Naturally, IBM is all over it. Why? If you want to be the best, you want to play in the biggest league, and the pro league always differs from the college game primarily on the basis of speed!

To cure a Texan of his belief that everything is bigger in Texas, send him to China. Four months ago, Brad Gammons moved from Amarillo to Beijing to help IBM land some of the $600 billion the Chinese government plans to spend over the next decade on its electrical network, especially on smart-grid technology to boost efficiency. Now the 50-year-old IBM vice-president marvels that "the scale and pace of how things move here is not something you experience anywhere in the world."

Awfully true, as China's demands are unprecedented. To compare, our smart grid effort rings in at about $8B.

Already, we're smarter though. China "consumes about four times as much electricity as the U.S. per dollar of gross domestic product and eight times what Japan does."

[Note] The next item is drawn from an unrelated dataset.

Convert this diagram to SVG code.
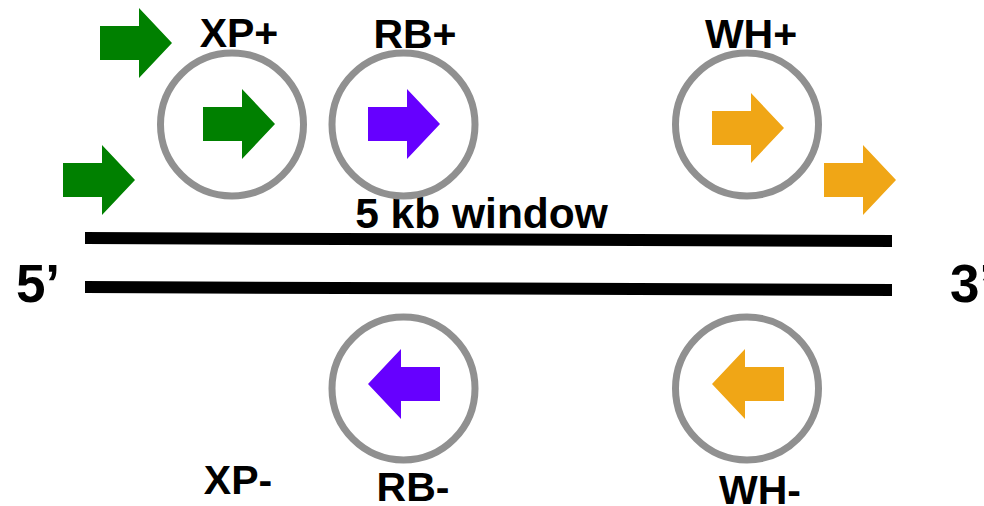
<svg xmlns="http://www.w3.org/2000/svg" width="984" height="506" viewBox="0 0 984 506">
<style>
.lbl{font-family:"Liberation Sans",Arial,sans-serif;font-weight:bold;font-size:41px;fill:#000;text-anchor:middle}
.ring{fill:none;stroke:#909090;stroke-width:7}
.g{fill:#008000}.p{fill:#6600ff}.o{fill:#f0a616}
</style>
<defs>
<polygon id="ar" points="0,-17 39,-17 39,-35 72,0 39,35 39,17 0,17"/>
<polygon id="al" points="0,0 33,-35 33,-17 72,-17 72,17 33,17 33,35"/>
</defs>
<g id="strand">
<polygon points="85,232 892,235 892,247 85,244" fill="#000"/>
<polygon points="85,281 892,284 892,296 85,293" fill="#000"/>
<text class="lbl" x="481.5" y="228" style="font-size:42.5px">5 kb window</text>
<text class="lbl" x="38" y="302" style="font-size:53px">5’</text>
<text class="lbl" x="972" y="302" style="font-size:53px">3’</text>
</g>
<g id="XP-plus">
<text class="lbl" x="239" y="47">XP+</text>
<circle class="ring" cx="232" cy="124.5" r="71.5"/>
<use href="#ar" class="g" x="203" y="124"/>
</g>
<g id="XP-outside">
<use href="#ar" class="g" x="100" y="43"/>
<use href="#ar" class="g" x="63" y="180"/>
</g>
<g id="RB-plus">
<text class="lbl" x="415" y="48">RB+</text>
<circle class="ring" cx="403.5" cy="124.5" r="71.5"/>
<use href="#ar" class="p" x="368" y="124"/>
</g>
<g id="WH-plus">
<text class="lbl" x="751" y="48">WH+</text>
<circle class="ring" cx="747" cy="124.5" r="71.5"/>
<use href="#ar" class="o" x="712" y="128"/>
</g>
<g id="WH-outside">
<use href="#ar" class="o" x="824" y="180"/>
</g>
<g id="XP-minus">
<text class="lbl" x="238" y="494">XP-</text>
</g>
<g id="RB-minus">
<circle class="ring" cx="403.5" cy="388.5" r="71.5"/>
<use href="#al" class="p" x="368" y="384"/>
<text class="lbl" x="413" y="501">RB-</text>
</g>
<g id="WH-minus">
<circle class="ring" cx="747" cy="388.5" r="71.5"/>
<use href="#al" class="o" x="712" y="384"/>
<text class="lbl" x="760" y="504">WH-</text>
</g>
<g id="connectors"/>
</svg>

God bless those clever Japanese!

Of course, every Western giant flocks to China, so IBM can only corner so much (expecting $400M over the next four years). It's just that everybody wants to be part of this unprecedented effort at making a hugely inefficient system that much more smart. The scale of the effort alone means that the resulting market can be turned outward toward the rest of the world.

This has been my basic advice to Western companies for close to a decade: get to China and participate--whatever it takes--and then jump into the wider race of taking that technology to the rest of the emerging world. Because God knows the Chinese will steal everything they can and do the same if they can.

Which, of course, makes them the most capital of capitalists.